By Arthur Kane | Watchdog.org
Since 2000, Denver’s general fund tax receipts have more than doubled from $64.9 million to $149.7 million, city budgets show. In that time, state tax revenues only increased about 59 percent, according to a Watchdog.org analysis of state budgets.
Despite the city’s skyrocketing tax income, Mayor Michael Hancock is supporting at least two tax votes this year — an extension of the lodging and rental car taxes to renovate the National Western Center and an initiative to increase Denver sales tax to help pay down student college debt.
Hancock has also talked about a possible revenue increase to support more affordable housing in the city though it’s not clear if that will be a tax increase, developer fees, another source of funding or even when that will happen.
Denver’s tax increases represent an average 7 percent annual boost for the general fund and a nearly 6 percent increase overall including school levies.
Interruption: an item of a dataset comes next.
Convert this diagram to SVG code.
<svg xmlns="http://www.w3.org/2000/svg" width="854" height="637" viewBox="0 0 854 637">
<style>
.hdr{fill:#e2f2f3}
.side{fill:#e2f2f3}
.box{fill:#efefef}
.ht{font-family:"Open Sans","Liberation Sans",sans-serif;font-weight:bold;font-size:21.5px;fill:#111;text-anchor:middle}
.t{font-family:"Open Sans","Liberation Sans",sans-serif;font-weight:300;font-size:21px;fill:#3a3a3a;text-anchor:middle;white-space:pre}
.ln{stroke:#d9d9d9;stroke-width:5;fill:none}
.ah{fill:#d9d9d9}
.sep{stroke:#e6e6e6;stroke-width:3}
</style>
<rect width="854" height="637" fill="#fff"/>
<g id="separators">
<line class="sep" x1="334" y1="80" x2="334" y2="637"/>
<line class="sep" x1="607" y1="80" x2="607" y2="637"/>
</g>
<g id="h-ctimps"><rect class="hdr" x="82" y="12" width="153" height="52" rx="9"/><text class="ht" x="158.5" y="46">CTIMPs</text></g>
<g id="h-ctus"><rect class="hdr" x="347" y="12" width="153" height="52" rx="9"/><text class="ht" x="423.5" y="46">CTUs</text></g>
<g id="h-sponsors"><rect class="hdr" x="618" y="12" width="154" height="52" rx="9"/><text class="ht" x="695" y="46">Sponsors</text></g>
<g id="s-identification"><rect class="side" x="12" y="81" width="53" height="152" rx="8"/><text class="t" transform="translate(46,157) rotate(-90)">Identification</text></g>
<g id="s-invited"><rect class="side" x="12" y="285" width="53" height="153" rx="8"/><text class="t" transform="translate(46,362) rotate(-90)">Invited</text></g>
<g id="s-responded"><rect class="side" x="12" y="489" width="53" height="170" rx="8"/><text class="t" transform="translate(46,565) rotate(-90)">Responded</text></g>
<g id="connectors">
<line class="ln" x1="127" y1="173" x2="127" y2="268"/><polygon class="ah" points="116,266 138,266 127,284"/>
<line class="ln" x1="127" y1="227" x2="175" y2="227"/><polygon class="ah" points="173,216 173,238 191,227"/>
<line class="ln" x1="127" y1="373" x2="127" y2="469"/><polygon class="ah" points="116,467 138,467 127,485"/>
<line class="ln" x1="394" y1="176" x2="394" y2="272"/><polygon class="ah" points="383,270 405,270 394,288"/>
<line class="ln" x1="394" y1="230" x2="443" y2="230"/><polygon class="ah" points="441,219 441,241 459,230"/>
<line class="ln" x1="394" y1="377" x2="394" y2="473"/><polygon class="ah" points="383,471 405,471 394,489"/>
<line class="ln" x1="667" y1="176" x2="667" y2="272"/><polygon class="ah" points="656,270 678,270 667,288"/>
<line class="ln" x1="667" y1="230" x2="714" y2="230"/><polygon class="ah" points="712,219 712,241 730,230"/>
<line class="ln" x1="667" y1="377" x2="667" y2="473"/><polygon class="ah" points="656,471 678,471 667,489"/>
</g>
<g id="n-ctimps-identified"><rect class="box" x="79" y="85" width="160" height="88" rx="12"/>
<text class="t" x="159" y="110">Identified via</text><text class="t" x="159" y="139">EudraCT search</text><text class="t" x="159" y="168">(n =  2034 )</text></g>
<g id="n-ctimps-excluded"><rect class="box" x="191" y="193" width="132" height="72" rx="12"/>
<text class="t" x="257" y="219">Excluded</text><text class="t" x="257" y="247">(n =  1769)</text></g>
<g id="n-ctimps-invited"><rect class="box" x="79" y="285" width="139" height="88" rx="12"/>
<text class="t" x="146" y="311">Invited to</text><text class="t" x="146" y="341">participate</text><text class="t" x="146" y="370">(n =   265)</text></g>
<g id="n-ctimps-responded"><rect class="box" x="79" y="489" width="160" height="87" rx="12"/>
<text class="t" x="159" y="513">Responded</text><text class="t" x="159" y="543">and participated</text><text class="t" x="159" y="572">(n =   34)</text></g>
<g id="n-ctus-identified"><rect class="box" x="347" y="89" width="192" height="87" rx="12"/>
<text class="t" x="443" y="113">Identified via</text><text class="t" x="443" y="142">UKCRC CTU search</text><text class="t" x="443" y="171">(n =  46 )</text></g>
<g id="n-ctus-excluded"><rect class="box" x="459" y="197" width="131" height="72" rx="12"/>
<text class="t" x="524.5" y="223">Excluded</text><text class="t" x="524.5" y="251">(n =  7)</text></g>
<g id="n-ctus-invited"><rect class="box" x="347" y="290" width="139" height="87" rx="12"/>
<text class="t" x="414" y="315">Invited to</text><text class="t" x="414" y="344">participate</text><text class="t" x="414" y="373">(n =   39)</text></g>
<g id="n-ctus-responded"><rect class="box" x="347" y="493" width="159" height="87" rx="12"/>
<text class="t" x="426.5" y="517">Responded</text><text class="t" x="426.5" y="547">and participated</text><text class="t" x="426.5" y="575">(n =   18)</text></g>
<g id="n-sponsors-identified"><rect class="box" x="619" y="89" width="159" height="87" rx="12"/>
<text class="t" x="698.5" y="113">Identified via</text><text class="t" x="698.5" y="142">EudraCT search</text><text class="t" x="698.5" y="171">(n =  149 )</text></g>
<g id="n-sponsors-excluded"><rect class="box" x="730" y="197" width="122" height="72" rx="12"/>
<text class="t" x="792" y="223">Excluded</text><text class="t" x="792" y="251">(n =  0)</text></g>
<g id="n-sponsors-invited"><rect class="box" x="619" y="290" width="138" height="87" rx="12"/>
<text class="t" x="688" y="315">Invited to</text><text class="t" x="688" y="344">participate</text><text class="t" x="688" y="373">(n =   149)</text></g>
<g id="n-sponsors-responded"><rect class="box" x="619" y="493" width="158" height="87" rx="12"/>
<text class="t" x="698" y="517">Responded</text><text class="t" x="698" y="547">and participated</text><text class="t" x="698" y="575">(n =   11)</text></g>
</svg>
That state’s average annual increase was 3.6 percent.
Colorado Union of Taxpayers president Gregory Golyansky said the average taxpayer doesn’t receive a 6 or 7 percent annual pay hike so he asks why the city should get that largess.
“Given the size of government, there is almost an unfettered ability to plunder those who do not have control of the government,” he said.
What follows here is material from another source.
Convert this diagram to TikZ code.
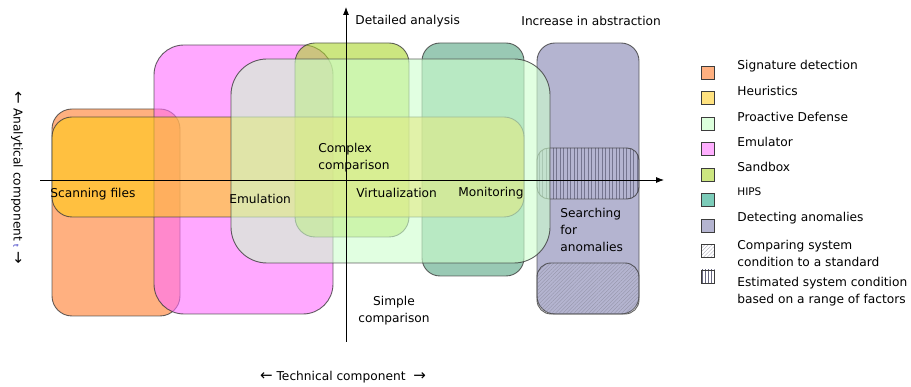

Hancock, who Watchdog.org spoke with after a public meeting last week, didn’t want to compare the city to the state tax revenue.
“I’m not managing the state. I’m managing the city,” he said when asked about the differences.
He said Denver residents have one of the lowest tax burdens in the country and that recent increases in revenue are just helping the city get back to staffing levels before the Great Recession.
“We still remain one of the most competitive cities in the state of Colorado in terms of the tax burden on our taxpayers as well as in cities (compared) to Denver in our region,” Hancock told Watchdog.org. “We will always ask the question: ‘What is the burden we’re placing on our citizens and how do we compare to everyone so that we remain appropriate and competitive?’”
Hancock is correct that Denver residents don’t suffer the same tax burdens as many East Coast and Midwest cities.
A 2013 study by the District of Columbia comparing its taxes to taxes in the largest cities in all 50 states ranks Denver in the bottom 20 percent when it comes to combined property, sales, income and auto taxes as a percentage.
But the study also shows Denver’s tax burden falls on the poor, which is important because recent and proposed sales tax increases often disproportionately fall on low-income people. The study said Denver is the 33rd lowest of 51 cities if you have a family of three that makes $25,000 a year. Denver residents making $50,000 or more have the 41st or 42nd lowest tax burden as percentage of income.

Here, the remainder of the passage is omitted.